De facto habituamo-nos fácil e rapidamente a tudo, ou quase tudo. Isto incluí os atentados visuais, os assaltos à paisagem. São tantos, tão diversos que a continuidade da exposição impede-nos de reparar na sua anormalidade, impede-nos de reagir ou de meramente nos chocarmos. É uma forma de dessensibilização.
Por isso quando alguém de fora nos chama a atenção tomamos de novo consciência da anormalidade daquilo que todos os dias está à nossa vista. Foi o que me aconteceu com pessoa amiga que veio de visita a Coimbra e ficou espantada com o Fórum Coimbra. No alto da “contra-colina” desafiando o bilhete postal da cidade orgulhosamente exibindo a sua própria Tôrre. Perguntavam-me como era possível, quem tinha autorizado…
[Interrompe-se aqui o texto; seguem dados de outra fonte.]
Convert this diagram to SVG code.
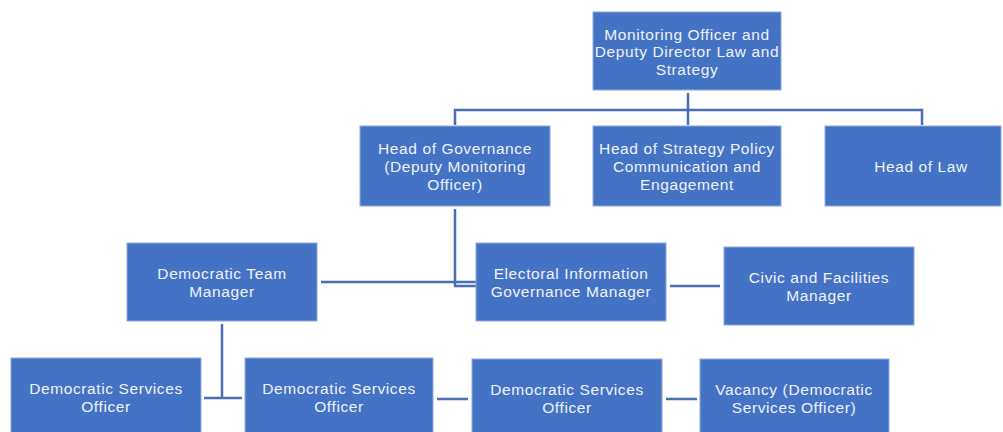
<svg xmlns="http://www.w3.org/2000/svg" width="1003" height="432" viewBox="0 0 1003 432">
  <style>
    .box { fill: #4472C4; stroke: #8FAADC; stroke-width: 1; }
    .lbl { fill: #EEF2FA; font-family: "Liberation Sans", Arial, sans-serif; font-size: 15.5px; letter-spacing: 0.6px; text-anchor: middle; dominant-baseline: central; }
    .wire { fill: none; stroke: #4A6EB3; stroke-width: 2.5; }
  </style>
  <rect width="1003" height="432" fill="#FFFFFF"/>

  <!-- connectors -->
  <g id="connectors">
    <path class="wire" d="M688 93 V125"/>
    <path class="wire" d="M455 125 V110 H922 V125"/>
    <path class="wire" d="M455 209 V286 H476"/>
    <path class="wire" d="M321 282 H476"/>
    <path class="wire" d="M670 286 H720"/>
    <path class="wire" d="M222 324 V399"/>
    <path class="wire" d="M204 398 H242"/>
    <path class="wire" d="M437 399 H468"/>
    <path class="wire" d="M666 399 H697"/>
  </g>

  <g id="monitoring-officer">
    <rect class="box" x="593" y="12" width="188" height="78"/>
    <text class="lbl" x="687" y="34">Monitoring Officer and</text>
    <text class="lbl" x="687" y="51">Deputy Director Law and</text>
    <text class="lbl" x="687" y="69">Strategy</text>
  </g>

  <g id="head-governance">
    <rect class="box" x="360" y="126" width="190" height="80"/>
    <text class="lbl" x="455" y="148">Head of Governance</text>
    <text class="lbl" x="455" y="166">(Deputy Monitoring</text>
    <text class="lbl" x="455" y="184">Officer)</text>
  </g>

  <g id="head-strategy">
    <rect class="box" x="593" y="126" width="188" height="80"/>
    <text class="lbl" x="687" y="148">Head of Strategy Policy</text>
    <text class="lbl" x="687" y="166">Communication and</text>
    <text class="lbl" x="687" y="184">Engagement</text>
  </g>

  <g id="head-law">
    <rect class="box" x="825" y="126" width="176" height="80"/>
    <text class="lbl" x="921" y="166">Head of Law</text>
  </g>

  <g id="democratic-team-manager">
    <rect class="box" x="127" y="243" width="190" height="78"/>
    <text class="lbl" x="222" y="273">Democratic Team</text>
    <text class="lbl" x="222" y="291">Manager</text>
  </g>

  <g id="electoral-manager">
    <rect class="box" x="476" y="243" width="190" height="78"/>
    <text class="lbl" x="571" y="273">Electoral Information</text>
    <text class="lbl" x="571" y="291">Governance Manager</text>
  </g>

  <g id="civic-manager">
    <rect class="box" x="724" y="247" width="190" height="78"/>
    <text class="lbl" x="819" y="277">Civic and Facilities</text>
    <text class="lbl" x="819" y="295">Manager</text>
  </g>

  <g id="dso-1">
    <rect class="box" x="11" y="358" width="190" height="80"/>
    <text class="lbl" x="106" y="388">Democratic Services</text>
    <text class="lbl" x="106" y="406">Officer</text>
  </g>

  <g id="dso-2">
    <rect class="box" x="245" y="358" width="188" height="80"/>
    <text class="lbl" x="339" y="388">Democratic Services</text>
    <text class="lbl" x="339" y="406">Officer</text>
  </g>

  <g id="dso-3">
    <rect class="box" x="472" y="359" width="190" height="80"/>
    <text class="lbl" x="567" y="389">Democratic Services</text>
    <text class="lbl" x="567" y="407">Officer</text>
  </g>

  <g id="vacancy">
    <rect class="box" x="700" y="359" width="189" height="80"/>
    <text class="lbl" x="794" y="389">Vacancy (Democratic</text>
    <text class="lbl" x="794" y="407">Services Officer)</text>
  </g>
</svg>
São assaltos à paisagem que nela ficam gravados. Como o supermercado que esventrou a colina que suporta o Convento de Santa Clara-a-Nova. Como foi possível? Para instalar um supermercado?! Também na Figueira da Foz se verificou o mesmo no assalto à paisagem das Abadias onde agora se exibe, impante, também um supermercado em lugar de destaque.
Sim, as cidades desenvolvem-se e precisam de comércio e serviços. Mas a apropriação das vistas choca-me. O planalto de Santa Clara, de frente para o centro da cidade, poderia albergar um magnífico parque público e um museu por exemplo, a lembrar o parque de Montjuic e o Museu Miró em Barcelona. Mas não, espeta-se a catedral do consumo com um pastiche da velha Universidade.
Quando reparamos interrogamo-nos: como foi possível? Quem autorizou? Porquê? Como? Até que deixamos de reparar. O que é uma injustiça. Estes projectos foram analisados, informados e autorizados por pessoas. Por pessoas que têm como missão salvaguardar o interesse público. Por isso propunha que estes equipamentos tivessem, ao lado da placa da inauguração, uma placa de reconhecimento da participação de cada um, algo para a posteridade, por exemplo:
“Este projecto foi desenhado por A, foi analisado pelos técnicos B e C, que propuseram a aprovação, recebeu parecer favorável de D, e foi autorizado com os votos favoráveis dos senhores vereadores E, F, G…”
Talvez não acabasse com estes atentados mas eu ainda tenho alguma crença, inocente, na virtude da vergonha. E o reconhecimento é mais que justo.